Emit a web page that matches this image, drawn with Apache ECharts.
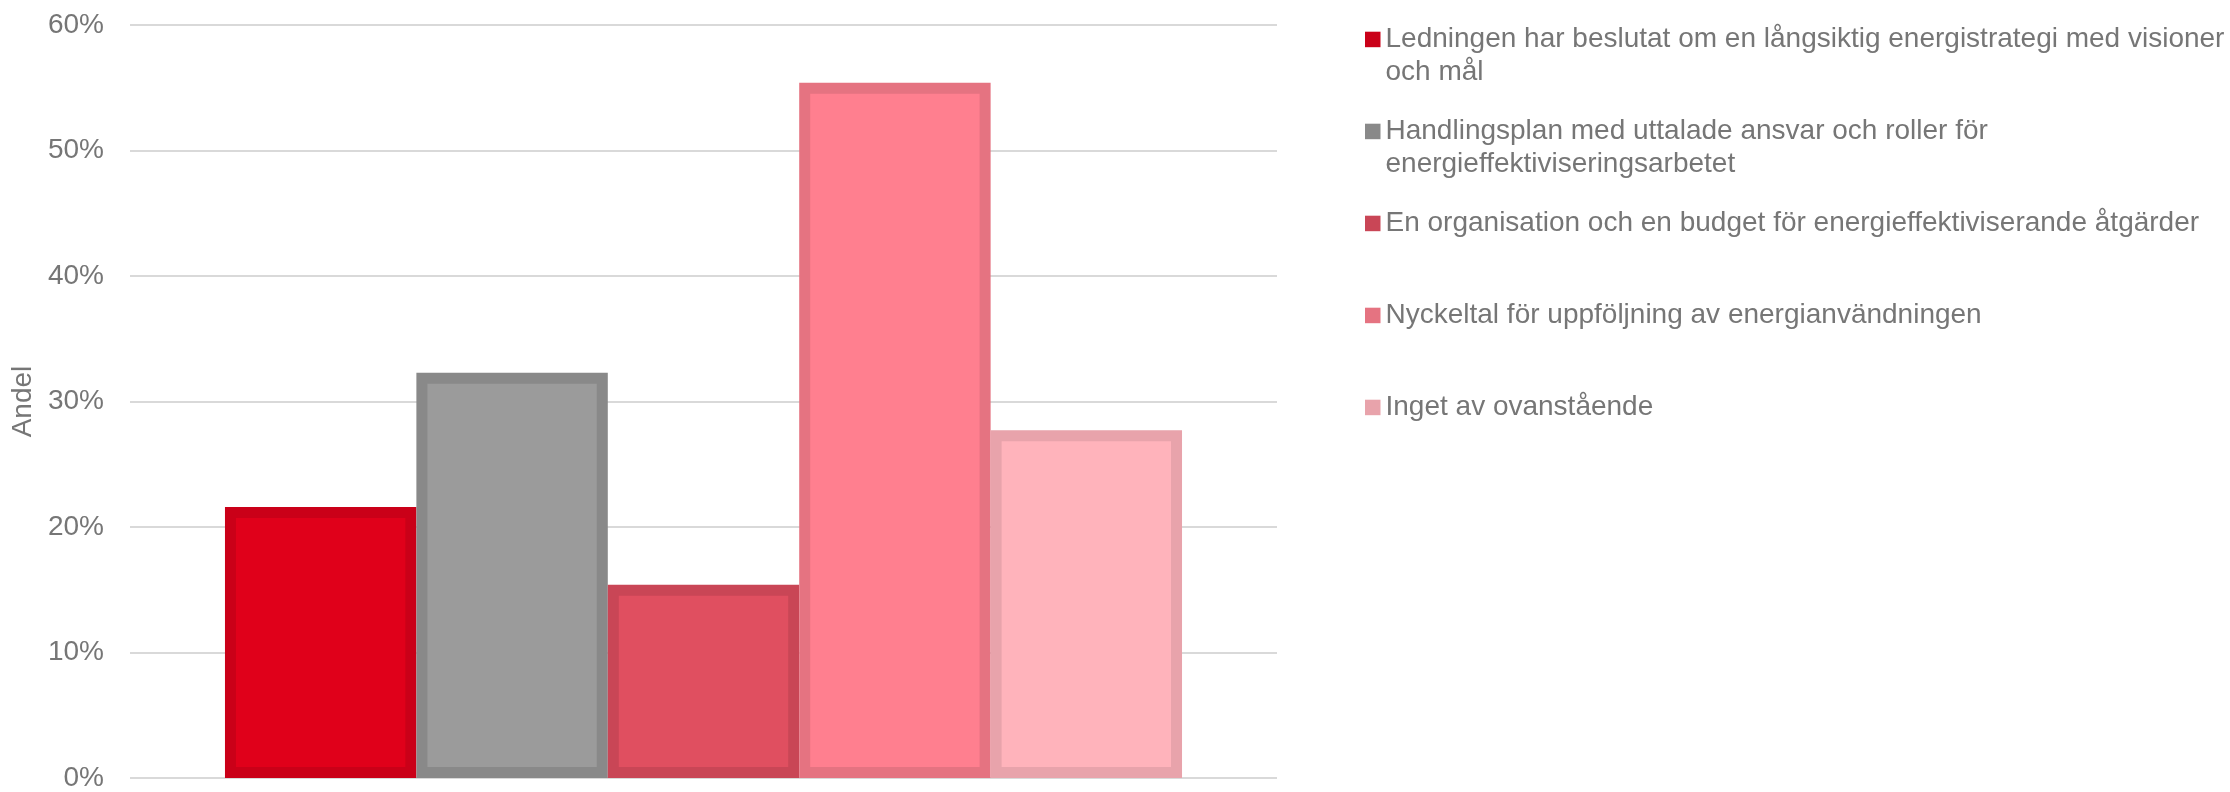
<!DOCTYPE html>
<html><head><meta charset="utf-8">
<script src="https://cdn.jsdelivr.net/npm/echarts@6/dist/echarts.min.js"></script>
<style>html,body{margin:0;padding:0;background:#fff}#c{width:2230px;height:792px}</style>
</head><body><div id="c"></div>
<script>
// ---- data ----
const categories = [''];
const seriesNames = [
  'Ledningen har beslutat om en långsiktig energistrategi med visioner\noch mål',
  'Handlingsplan med uttalade ansvar och roller för\nenergieffektiviseringsarbetet',
  'En organisation och en budget för energieffektiviserande åtgärder',
  'Nyckeltal för uppföljning av energianvändningen',
  'Inget av ovanstående'
];
const seriesValues = [21.6, 32.3, 15.4, 55.4, 27.7]; // percent
const yTicks = [0, 10, 20, 30, 40, 50, 60];
const yAxisTitle = 'Andel';

// ---- styles ----
const fillColors   = ['#E0001A', '#9B9B9B', '#E04F60', '#FF7F8F', '#FFB3BB'];
const borderColors = ['#CA0018', '#898989', '#C94656', '#E57381', '#E8A3AB'];
const BORDER = 11;
const GROUP_FRAC = 0.8344;
const TEXT = '#767676';
const FONT = 'Liberation Sans, Arial, sans-serif';

const chart = echarts.init(document.getElementById('c'), null, {renderer: 'canvas'});

const series = seriesNames.map((name, i) => ({
  type: 'custom',
  name: name,
  itemStyle: {color: borderColors[i]},
  data: categories.map((c, ci) => [ci, seriesValues[i]]),
  encode: {x: 0, y: 1},
  renderItem: function (params, api) {
    const cat = api.value(0), v = api.value(1);
    const top = api.coord([cat, v]);
    const base = api.coord([cat, 0]);
    const band = api.size([1, 0])[0];
    const n = seriesNames.length;
    const groupW = band * GROUP_FRAC;
    const w = groupW / n;
    const x0 = top[0] - groupW / 2 + params.seriesIndex * w;
    return {
      type: 'rect',
      shape: {x: x0 + BORDER / 2, y: top[1] + BORDER / 2, width: w - BORDER, height: base[1] - top[1] - BORDER},
      style: {fill: fillColors[params.seriesIndex], stroke: borderColors[params.seriesIndex], lineWidth: BORDER}
    };
  }
}));

const ICON = 15.5, LINE_H = 33, FIRST_ICON_TOP = 31.7, ITEM_STEP = 92;
const legends = seriesNames.map((name, i) => {
  const multi = name.indexOf('\n') >= 0;
  const blockHalf = multi ? 1.5 * LINE_H : 0.5 * LINE_H;
  const iconTop = FIRST_ICON_TOP + ITEM_STEP * i;
  return {
    data: [name],
    orient: 'vertical',
    left: 1365,
    top: iconTop - (blockHalf - ICON / 2),
    padding: 0,
    icon: 'rect',
    itemWidth: ICON,
    itemHeight: ICON,
    selectedMode: false,
    formatter: function (n) { return n.indexOf('\n') >= 0 ? '\n' + n : n; },
    textStyle: {color: TEXT, fontSize: 28, lineHeight: LINE_H, fontFamily: FONT}
  };
});

chart.setOption({
  animation: false,
  grid: {left: 130, right: 953, top: 25, bottom: 12, containLabel: false},
  legend: legends,
  xAxis: {
    type: 'category', data: categories, boundaryGap: true,
    axisLine: {show: false}, axisTick: {show: false}, axisLabel: {show: false}, splitLine: {show: false}
  },
  yAxis: {
    type: 'value', min: yTicks[0], max: yTicks[yTicks.length - 1], interval: yTicks[1] - yTicks[0],
    name: yAxisTitle, nameLocation: 'middle', nameRotate: 90, nameGap: 87,
    nameTextStyle: {color: TEXT, fontSize: 28, fontFamily: FONT},
    axisLine: {show: false}, axisTick: {show: false},
    axisLabel: {formatter: '{value}%', color: TEXT, fontSize: 28, fontFamily: FONT, margin: 26},
    splitLine: {lineStyle: {color: '#D9D9D9', width: 2}}
  },
  series: series
});
</script></body></html>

- - -

● **WORK TO COMPLETE**
Leave every image out, and retype the material exactly.

● **TASK SOLUTION**
Emit a web page that matches this image, drawn with Apache ECharts.
<!DOCTYPE html>
<html><head><meta charset="utf-8">
<script src="https://cdn.jsdelivr.net/npm/echarts@6/dist/echarts.min.js"></script>
<style>html,body{margin:0;padding:0;background:#fff}#c{width:2230px;height:792px}</style>
</head><body><div id="c"></div>
<script>
// ---- data ----
const categories = [''];
const seriesNames = [
  'Ledningen har beslutat om en långsiktig energistrategi med visioner\noch mål',
  'Handlingsplan med uttalade ansvar och roller för\nenergieffektiviseringsarbetet',
  'En organisation och en budget för energieffektiviserande åtgärder',
  'Nyckeltal för uppföljning av energianvändningen',
  'Inget av ovanstående'
];
const seriesValues = [21.6, 32.3, 15.4, 55.4, 27.7]; // percent
const yTicks = [0, 10, 20, 30, 40, 50, 60];
const yAxisTitle = 'Andel';

// ---- styles ----
const fillColors   = ['#E0001A', '#9B9B9B', '#E04F60', '#FF7F8F', '#FFB3BB'];
const borderColors = ['#CA0018', '#898989', '#C94656', '#E57381', '#E8A3AB'];
const BORDER = 11;
const GROUP_FRAC = 0.8344;
const TEXT = '#767676';
const FONT = 'Liberation Sans, Arial, sans-serif';

const chart = echarts.init(document.getElementById('c'), null, {renderer: 'canvas'});

const series = seriesNames.map((name, i) => ({
  type: 'custom',
  name: name,
  itemStyle: {color: borderColors[i]},
  data: categories.map((c, ci) => [ci, seriesValues[i]]),
  encode: {x: 0, y: 1},
  renderItem: function (params, api) {
    const cat = api.value(0), v = api.value(1);
    const top = api.coord([cat, v]);
    const base = api.coord([cat, 0]);
    const band = api.size([1, 0])[0];
    const n = seriesNames.length;
    const groupW = band * GROUP_FRAC;
    const w = groupW / n;
    const x0 = top[0] - groupW / 2 + params.seriesIndex * w;
    return {
      type: 'rect',
      shape: {x: x0 + BORDER / 2, y: top[1] + BORDER / 2, width: w - BORDER, height: base[1] - top[1] - BORDER},
      style: {fill: fillColors[params.seriesIndex], stroke: borderColors[params.seriesIndex], lineWidth: BORDER}
    };
  }
}));

const ICON = 15.5, LINE_H = 33, FIRST_ICON_TOP = 31.7, ITEM_STEP = 92;
const legends = seriesNames.map((name, i) => {
  const multi = name.indexOf('\n') >= 0;
  const blockHalf = multi ? 1.5 * LINE_H : 0.5 * LINE_H;
  const iconTop = FIRST_ICON_TOP + ITEM_STEP * i;
  return {
    data: [name],
    orient: 'vertical',
    left: 1365,
    top: iconTop - (blockHalf - ICON / 2),
    padding: 0,
    icon: 'rect',
    itemWidth: ICON,
    itemHeight: ICON,
    selectedMode: false,
    formatter: function (n) { return n.indexOf('\n') >= 0 ? '\n' + n : n; },
    textStyle: {color: TEXT, fontSize: 28, lineHeight: LINE_H, fontFamily: FONT}
  };
});

chart.setOption({
  animation: false,
  grid: {left: 130, right: 953, top: 25, bottom: 12, containLabel: false},
  legend: legends,
  xAxis: {
    type: 'category', data: categories, boundaryGap: true,
    axisLine: {show: false}, axisTick: {show: false}, axisLabel: {show: false}, splitLine: {show: false}
  },
  yAxis: {
    type: 'value', min: yTicks[0], max: yTicks[yTicks.length - 1], interval: yTicks[1] - yTicks[0],
    name: yAxisTitle, nameLocation: 'middle', nameRotate: 90, nameGap: 87,
    nameTextStyle: {color: TEXT, fontSize: 28, fontFamily: FONT},
    axisLine: {show: false}, axisTick: {show: false},
    axisLabel: {formatter: '{value}%', color: TEXT, fontSize: 28, fontFamily: FONT, margin: 26},
    splitLine: {lineStyle: {color: '#D9D9D9', width: 2}}
  },
  series: series
});
</script></body></html>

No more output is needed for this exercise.